Caminar es uno de los actos más antiguos y humanos que existen. Pero cuando el paso se transforma en propósito, cuando el camino se convierte en símbolo, entonces el andar se vuelve un espejo del alma. El Camino de Santiago no es solo una ruta geográfica; es una metáfora viva de la existencia, una experiencia que nos invita a integrar cuerpo, mente y espíritu, y a reconciliar nuestras múltiples dimensiones en busca de una vida más auténtica y plena.
La amistad como espacio de encuentro y sanación
En el Camino, las máscaras caen. Las conversaciones se despojan de superficialidades y la vulnerabilidad se vuelve puente. Los peregrinos se reconocen en su humanidad compartida, y en ese reconocimiento nace una amistad que cura y fortalece. Desde una mirada psicológica, este vínculo genuino activa en nosotros necesidades básicas de pertenencia y apoyo emocional, generando un sentido de seguridad que nos impulsa a seguir adelante incluso cuando el cansancio o la duda aparecen.
La amistad en el Camino es una forma de espejo: nos devuelve nuestra mejor versión y nos confronta con aquello que necesitamos transformar. Caminar junto a otros nos enseña a amar sin condiciones, compartir sin medida y confiar en el ritmo del otro, sabiendo que cada paso, aunque distinto, nos lleva a la misma meta interior.
Vivir en coherencia: el silencio que ordena
El Camino nos obliga a simplificar. Cada objeto pesa, cada decisión cuenta. En este proceso de despojo externo, el peregrino entra también en un despojo interior: se pregunta qué cosas sobran en su vida, qué metas son auténticas y cuáles responden a expectativas ajenas.
La psicología existencial habla de la coherencia como la alineación entre lo que se piensa, se siente y se hace. En el Camino, esa coherencia se convierte en experiencia tangible: cada paso es una metáfora de la integridad.
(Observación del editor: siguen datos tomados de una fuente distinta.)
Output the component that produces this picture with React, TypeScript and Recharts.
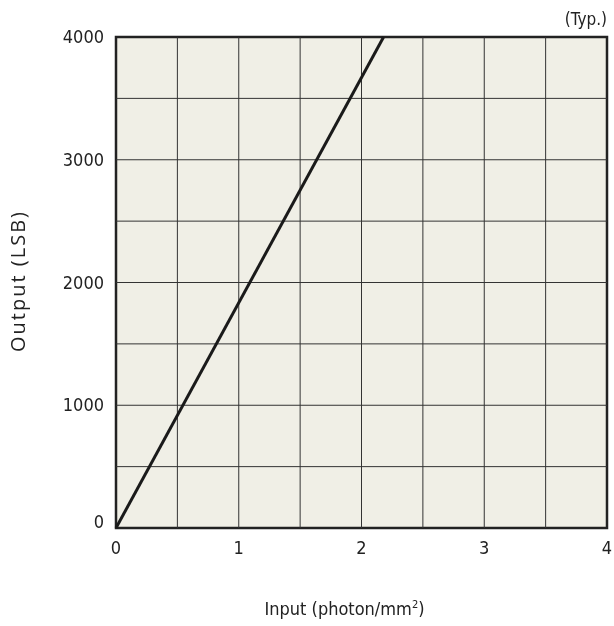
import React from "react";
import {
  ComposedChart,
  Line,
  XAxis,
  YAxis,
  ReferenceLine,
  ReferenceArea,
  Label,
} from "recharts";

const inputValues = [0, 2.18];
const outputValues = [0, 4000];
const xTicks = [0, 1, 2, 3, 4];
const yTicks = [0, 1000, 2000, 3000, 4000];
const gridX = [0.5, 1, 1.5, 2, 2.5, 3, 3.5];
const gridY = [500, 1000, 1500, 2000, 2500, 3000, 3500];

const data = inputValues.map((x, i) => ({ x, y: outputValues[i] }));

const FONT = "'DejaVu Sans Condensed', Tahoma, 'DejaVu Sans', sans-serif";
const YFONT = "'Open Sans', 'Noto Sans', sans-serif";
const TEXT = "#222";

const YTick = (props: any) => {
  const { x, y, payload } = props;
  const dy = payload.value === 0 ? -6 : 0;
  return (
    <text x={x - 2} y={y + dy} dy={6} textAnchor="end" fontSize={18} fill={TEXT} fontFamily={FONT}>
      {payload.value}
    </text>
  );
};

const XTick = (props: any) => {
  const { x, y, payload } = props;
  return (
    <text x={x} y={y} dy={18} textAnchor="middle" fontSize={18} fill={TEXT} fontFamily={FONT}>
      {payload.value}
    </text>
  );
};

const XLabel = (props: any) => {
  const { viewBox } = props;
  const cx = viewBox.x + viewBox.width / 2 - 17;
  return (
    <text x={cx} y={615} textAnchor="middle" fontSize={18} fill={TEXT} fontFamily={FONT}>
      Input (photon/mm
      <tspan fontSize={11} dy={-7}>2</tspan>
      <tspan dy={7}>)</tspan>
    </text>
  );
};

const YLabel = () => (
  <text
    x={25}
    y={281}
    transform="rotate(-90 25 281)"
    textAnchor="middle"
    fontSize={20}
    letterSpacing={2}
    fill={TEXT}
    fontFamily={YFONT}
  >
    Output (LSB)
  </text>
);

export default function App() {
  return (
    <div style={{ position: "fixed", left: 0, top: 0, width: 614, height: 626 }}>
      <style>{"html{overflow:hidden}"}</style>
      <ComposedChart
        width={614}
        height={626}
        data={data}
        margin={{ top: 37, right: 7, left: 0, bottom: 0 }}
      >
        <XAxis
          dataKey="x"
          type="number"
          domain={[0, 4]}
          ticks={xTicks}
          axisLine={false}
          tickLine={false}
          tick={<XTick />}
          height={98}
          interval={0}
        >
          <Label content={<XLabel />} />
        </XAxis>
        <YAxis
          type="number"
          domain={[0, 4000]}
          ticks={yTicks}
          axisLine={false}
          tickLine={false}
          tick={<YTick />}
          width={116}
          tickMargin={4}
          interval={0}
        >
          <Label content={<YLabel />} />
        </YAxis>
        <ReferenceArea x1={0} x2={4} y1={0} y2={4000} fill="#f0efe6" fillOpacity={1} stroke="none" />
        {gridX.map((g) => (
          <ReferenceLine key={"gx" + g} x={g} stroke="#333" strokeWidth={1} />
        ))}
        {gridY.map((g) => (
          <ReferenceLine key={"gy" + g} y={g} stroke="#333" strokeWidth={1} />
        ))}
        <ReferenceArea
          x1={0}
          x2={4}
          y1={0}
          y2={4000}
          fill="none"
          stroke="#222"
          strokeWidth={2.5}
          ifOverflow="visible"
        />
        <Line
          dataKey="y"
          type="linear"
          stroke="#1a1a1a"
          strokeWidth={3}
          dot={false}
          isAnimationActive={false}
        />
      </ComposedChart>
      <div
        style={{
          position: "absolute",
          right: 7,
          top: 9,
          fontFamily: FONT,
          fontSize: 17,
          color: TEXT,
          lineHeight: "20px",
        }}
      >
        (Typ.)
      </div>
    </div>
  );
}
Aprendemos a escuchar el cuerpo, a aceptar el cansancio, a agradecer lo pequeño. En ese silencio que habita entre paso y paso, la mente se ordena y el alma se serena.
El crecimiento personal como transformación interior
El Camino es un laboratorio emocional. Surgen miedos, frustraciones, nostalgias, pero también esperanza, gratitud y una fuerza interior que sorprende. A nivel psicológico, estas experiencias funcionan como un proceso de individuación: el peregrino se enfrenta a sí mismo, reconoce sus sombras y redescubre sus luces.
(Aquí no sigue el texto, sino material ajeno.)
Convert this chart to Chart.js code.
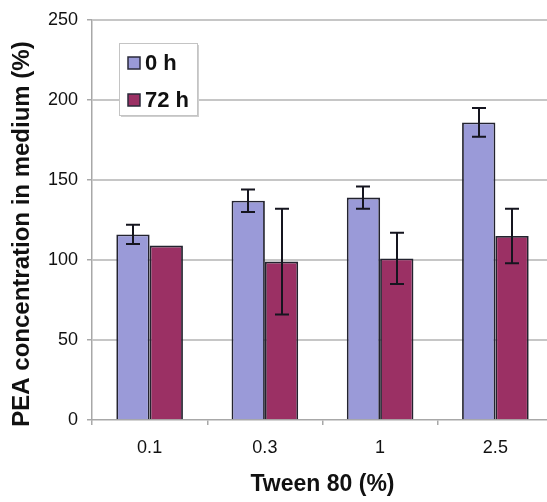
<!DOCTYPE html>
<html>
<head>
<meta charset="utf-8">
<script src="https://cdn.jsdelivr.net/npm/chart.js@4.4.1/dist/chart.umd.min.js"></script>
<style>
  html, body { margin: 0; padding: 0; background: #fff; overflow: hidden; }
  #frame { width: 547px; height: 502px; overflow: hidden; }
  #wrap { width: 553px; height: 502px; position: relative; }
</style>
</head>
<body>
<div id="frame"><div id="wrap"><canvas id="pea-chart"></canvas></div></div>
<script>
// Tween 80 concentrations and PEA levels (mean, error)
const tweenLevels = ['0.1', '0.3', '1', '2.5'];
const pea0h = [116, 137, 139, 186];
const pea0hErr = [6, 7, 7, 9];
const pea72h = [109, 99, 101, 115];
const pea72hErr = [0, 33, 16, 17];
const yTicks = [0, 50, 100, 150, 200, 250];
const yTitle = 'PEA concentration in medium (%)';

const FONT = 'Arial, "Liberation Sans", sans-serif';

// horizontal gridlines, running out to the right edge of the canvas
const gridPlugin = {
    id: 'gridLines',
    beforeDatasetsDraw(chart) {
        const { ctx, chartArea, scales } = chart;
        ctx.save();
        ctx.strokeStyle = '#c6c6c6';
        ctx.lineWidth = 2;
        yTicks.forEach((v) => {
            if (v === 0) return;
            const y = Math.round(scales.y.getPixelForValue(v));
            ctx.beginPath();
            ctx.moveTo(chartArea.left, y);
            ctx.lineTo(chart.width, y);
            ctx.stroke();
        });
        ctx.restore();
    },
};

// error bars on top of each bar
const errorPlugin = {
    id: 'errorBars',
    afterDatasetsDraw(chart) {
        const { ctx, scales } = chart;
        const errs = [pea0hErr, pea72hErr];
        ctx.save();
        ctx.strokeStyle = '#15151f';
        ctx.lineWidth = 2;
        chart.data.datasets.forEach((ds, di) => {
            const meta = chart.getDatasetMeta(di);
            meta.data.forEach((bar, i) => {
                const e = errs[di][i];
                if (!e) return;
                const v = ds.data[i];
                const x = Math.round(bar.x);
                const yTop = scales.y.getPixelForValue(v + e);
                const yBot = scales.y.getPixelForValue(v - e);
                ctx.beginPath();
                ctx.moveTo(x, yTop);
                ctx.lineTo(x, yBot);
                ctx.moveTo(x - 7, yTop);
                ctx.lineTo(x + 7, yTop);
                ctx.moveTo(x - 7, yBot);
                ctx.lineTo(x + 7, yBot);
                ctx.stroke();
            });
        });
        ctx.restore();
    },
};

// rotated y title, boxed legend in the upper left of the plot
const legendPlugin = {
    id: 'boxLegend',
    afterDraw(chart) {
        const { ctx, chartArea } = chart;

        ctx.save();
        ctx.translate(22, 234);
        ctx.rotate(-Math.PI / 2);
        ctx.font = 'bold 24px ' + FONT;
        ctx.fillStyle = '#111';
        ctx.textAlign = 'center';
        ctx.textBaseline = 'middle';
        ctx.fillText(yTitle, 0, 0);
        ctx.restore();

        const x = chartArea.left + 27;
        const y = chartArea.top + 23;
        const w = 78;
        const h = 72;
        ctx.save();
        ctx.fillStyle = '#cfcfcf';
        ctx.fillRect(x + 2, y + 2, w, h);
        ctx.fillStyle = '#fff';
        ctx.fillRect(x, y, w, h);
        ctx.strokeStyle = '#c4c4c4';
        ctx.lineWidth = 1;
        ctx.strokeRect(x + 0.5, y + 0.5, w, h);
        ctx.font = 'bold 22px ' + FONT;
        ctx.textBaseline = 'middle';
        chart.data.datasets.forEach((ds, i) => {
            const cy = y + 20 + i * 37;
            ctx.fillStyle = ds.backgroundColor;
            ctx.fillRect(x + 9, cy - 6, 12, 12);
            ctx.strokeStyle = '#2a2a3a';
            ctx.lineWidth = 1.5;
            ctx.strokeRect(x + 9, cy - 6, 12, 12);
            ctx.fillStyle = '#111';
            ctx.fillText(ds.label, x + 26, cy + 1);
        });
        ctx.restore();
    },
};

new Chart(document.getElementById('pea-chart'), {
    type: 'bar',
    data: {
        labels: tweenLevels,
        datasets: [
            {
                label: '0 h',
                data: pea0h,
                backgroundColor: '#9a9ad8',
                borderColor: '#23232f',
                borderWidth: 1.8,
            },
            {
                label: '72 h',
                data: pea72h,
                backgroundColor: '#9b3064',
                borderColor: '#23232f',
                borderWidth: 1.8,
            },
        ],
    },
    options: {
        responsive: true,
        maintainAspectRatio: false,
        animation: false,
        layout: { padding: { top: 20, right: 0, left: 0, bottom: 0 } },
        datasets: {
            bar: { categoryPercentage: 0.578, barPercentage: 1.0 },
        },
        plugins: {
            legend: { display: false },
            tooltip: { enabled: false },
        },
        scales: {
            x: {
                offset: true,
                afterFit: (s) => { s.height = 82; },
                grid: {
                    offset: true,
                    drawOnChartArea: false,
                    tickLength: 5,
                    color: '#a8a8a8',
                    lineWidth: 1.5,
                },
                border: { color: '#a8a8a8', width: 1.5 },
                ticks: {
                    padding: 12,
                    color: '#111',
                    font: { family: FONT, size: 18 },
                },
                title: {
                    display: true,
                    text: 'Tween 80 (%)',
                    color: '#111',
                    font: { family: FONT, size: 23, weight: 'bold' },
                    padding: { top: 0, bottom: 4 },
                },
            },
            y: {
                min: 0,
                max: 250,
                afterFit: (s) => { s.width = 92; },
                afterBuildTicks: (s) => { s.ticks = yTicks.map((v) => ({ value: v })); },
                grid: {
                    drawOnChartArea: false,
                    tickLength: 5,
                    color: '#a8a8a8',
                    lineWidth: 1.5,
                },
                border: { color: '#a8a8a8', width: 1.5 },
                ticks: {
                    padding: 9,
                    color: '#111',
                    font: { family: FONT, size: 18 },
                },
            },
        },
    },
    plugins: [gridPlugin, errorPlugin, legendPlugin],
});
</script>
</body>
</html>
Cada etapa se convierte en un ejercicio de resiliencia y autoconocimiento. El cansancio enseña humildad, la dificultad despierta la creatividad, y la belleza del entorno abre el corazón. Así, el Camino deja de ser una meta para convertirse en una manera de vivir.
La vida feliz y el camino hacia la santidad
La felicidad, entendida desde una mirada profunda, no es euforia ni éxito, sino plenitud interior y coherencia entre lo que somos y lo que vivimos. En el Camino, esa felicidad se encuentra en la simplicidad: en un amanecer compartido, un trozo de pan, una sonrisa al llegar a la meta del día.
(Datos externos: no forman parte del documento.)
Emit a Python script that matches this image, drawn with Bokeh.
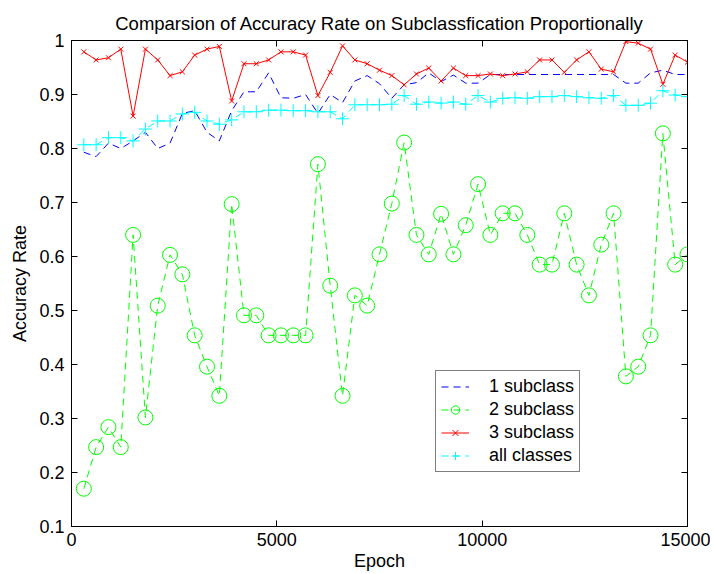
from bokeh.plotting import figure
from bokeh.models import LinearAxis, FixedTicker, Legend, Range1d
from bokeh.embed import file_html
from bokeh.resources import INLINE

epochs = list(range(300, 15300, 300))

sub1 = [0.793, 0.785, 0.810, 0.800, 0.814, 0.830, 0.800, 0.810, 0.865, 0.870,
        0.830, 0.814, 0.870, 0.905, 0.905, 0.940, 0.894, 0.893, 0.900, 0.865,
        0.900, 0.885, 0.925, 0.935, 0.920, 0.893, 0.918, 0.922, 0.940, 0.924,
        0.936, 0.921, 0.921, 0.937, 0.937, 0.937, 0.937, 0.937, 0.937, 0.937,
        0.937, 0.937, 0.937, 0.937, 0.921, 0.921, 0.940, 0.945, 0.937, 0.937]

sub2 = [0.170, 0.247, 0.284, 0.247, 0.640, 0.302, 0.509, 0.603, 0.567, 0.454,
        0.396, 0.342, 0.697, 0.491, 0.491, 0.454, 0.454, 0.454, 0.454, 0.771,
        0.546, 0.342, 0.528, 0.509, 0.604, 0.698, 0.811, 0.640, 0.604, 0.679,
        0.604, 0.658, 0.734, 0.640, 0.680, 0.680, 0.640, 0.585, 0.585, 0.680,
        0.585, 0.528, 0.622, 0.680, 0.378, 0.396, 0.454, 0.828, 0.585, 0.604]

sub3 = [0.979, 0.964, 0.968, 0.984, 0.860, 0.984, 0.964, 0.935, 0.942, 0.973,
        0.984, 0.989, 0.888, 0.957, 0.957, 0.964, 0.979, 0.979, 0.973, 0.898,
        0.941, 0.990, 0.964, 0.957, 0.945, 0.935, 0.918, 0.938, 0.949, 0.925,
        0.949, 0.935, 0.935, 0.938, 0.935, 0.938, 0.942, 0.964, 0.964, 0.941,
        0.964, 0.979, 0.947, 0.942, 0.998, 0.995, 0.984, 0.919, 0.973, 0.960]

allc = [0.807, 0.807, 0.820, 0.820, 0.814, 0.836, 0.851, 0.851, 0.864, 0.867,
        0.851, 0.845, 0.853, 0.868, 0.868, 0.871, 0.871, 0.870, 0.870, 0.868,
        0.868, 0.855, 0.881, 0.881, 0.881, 0.882, 0.898, 0.882, 0.886, 0.884,
        0.886, 0.882, 0.898, 0.886, 0.893, 0.894, 0.893, 0.896, 0.896, 0.898,
        0.896, 0.894, 0.893, 0.898, 0.880, 0.880, 0.884, 0.907, 0.899, 0.896]

x_ticks = [0, 5000, 10000, 15000]
y_ticks = [0.1, 0.2, 0.3, 0.4, 0.5, 0.6, 0.7, 0.8, 0.9, 1.0]
y_tick_labels = {0.1: "0.1", 0.2: "0.2", 0.3: "0.3", 0.4: "0.4", 0.5: "0.5",
                 0.6: "0.6", 0.7: "0.7", 0.8: "0.8", 0.9: "0.9", 1.0: "1"}

FONT = "Liberation Sans"
BLUE, GREEN, RED, CYAN = "#0000FF", "#00FF00", "#FF0000", "#00FFFF"

p = figure(width=710, height=574, output_backend="svg", toolbar_location=None,
           x_range=Range1d(0, 15000), y_range=Range1d(0.1, 1.0),
           title="Comparsion of Accuracy Rate on Subclassfication Proportionally",
           min_border_left=71, min_border_right=23, min_border_top=40, min_border_bottom=48)

p.title.align = "center"
p.title.text_font = FONT
p.title.text_font_size = "18.5px"
p.title.text_font_style = "normal"
p.title.text_color = "black"
p.title.standoff = 14

p.xgrid.visible = False
p.ygrid.visible = False
p.outline_line_color = "black"
p.outline_line_width = 1
p.background_fill_color = "white"
p.border_fill_color = "white"

p.xaxis.ticker = FixedTicker(ticks=x_ticks)
p.yaxis.ticker = FixedTicker(ticks=y_ticks)
p.yaxis.major_label_overrides = y_tick_labels
p.xaxis.axis_label = "Epoch"
p.yaxis.axis_label = "Accuracy Rate"
for ax in (p.xaxis[0], p.yaxis[0]):
    ax.major_tick_in = 6
    ax.major_tick_out = 0
    ax.minor_tick_line_color = None
    ax.axis_line_color = "black"
    ax.major_tick_line_color = "black"
    ax.major_label_text_font = FONT
    ax.major_label_text_font_size = "18px"
    ax.major_label_text_color = "black"
    ax.axis_label_text_font = FONT
    ax.axis_label_text_font_size = "18px"
    ax.axis_label_text_font_style = "normal"
    ax.axis_label_text_color = "black"
p.xaxis.major_label_standoff = 6
p.xaxis.axis_label_standoff = 2
p.yaxis.major_label_standoff = 7
p.yaxis.axis_label_standoff = 6

top_ax = LinearAxis(ticker=FixedTicker(ticks=x_ticks), major_tick_in=6, major_tick_out=0,
                    minor_tick_line_color=None, major_label_text_alpha=0,
                    major_label_text_font_size="1px", major_label_standoff=0)
right_ax = LinearAxis(ticker=FixedTicker(ticks=y_ticks), major_tick_in=6, major_tick_out=0,
                      minor_tick_line_color=None, major_label_text_alpha=0,
                      major_label_text_font_size="1px", major_label_standoff=0)
p.add_layout(top_ax, "above")
p.add_layout(right_ax, "right")

r1 = p.line(epochs, sub1, line_color=BLUE, line_width=1, line_dash="7 5")

r2l = p.line(epochs, sub2, line_color=GREEN, line_width=1, line_dash="7 5")
r2m = p.scatter(epochs, sub2, marker="circle", size=15, line_color=GREEN,
                fill_color=None, line_width=1)

r3l = p.line(epochs, sub3, line_color=RED, line_width=1)
r3m = p.scatter(epochs, sub3, marker="x", size=7, line_color=RED, line_width=1)

r4l = p.line(epochs, allc, line_color=CYAN, line_width=1, line_dash="7 5")
r4m = p.scatter(epochs, allc, marker="cross", size=13, line_color=CYAN, line_width=1)

legend = Legend(items=[("1 subclass", [r1]), ("2 subclass", [r2l, r2m]),
                       ("3 subclass", [r3l, r3m]), ("all classes", [r4l, r4m])],
                location=(364, 54))
legend.label_text_font = FONT
legend.label_text_font_size = "18px"
legend.label_text_color = "black"
legend.border_line_color = "black"
legend.border_line_width = 1
legend.background_fill_color = "white"
legend.background_fill_alpha = 1
legend.glyph_width = 28
legend.glyph_height = 21
legend.label_height = 21
legend.spacing = 2
legend.padding = 5
legend.margin = 0
legend.label_standoff = 20
p.add_layout(legend, "center")

open("out.html", "w").write(file_html(p, INLINE))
Y es precisamente ahí donde asoma la dimensión espiritual más honda: el Camino como llamada a la santidad. No una santidad distante o moralista, sino una santidad cotidiana, encarnada en gestos simples de amor, servicio y autenticidad. Ser santo es, en última instancia, ser plenamente humano, vivir reconciliado con uno mismo, con los demás y con Dios.
Conclusión: caminar hacia adentro
El Camino de Santiago nos recuerda que la vida no se mide por los kilómetros recorridos, sino por la profundidad de las huellas que dejamos. Cada paso puede ser un acto de coherencia, una oportunidad de amar mejor, de crecer, de acercarnos un poco más a ese ideal de plenitud que llamamos santidad.
Porque, al final, el verdadero Camino no termina en Compostela. Empieza de nuevo, cada día, en el corazón del peregrino que decide seguir caminando —por dentro y por fuera— hacia su mejor versión.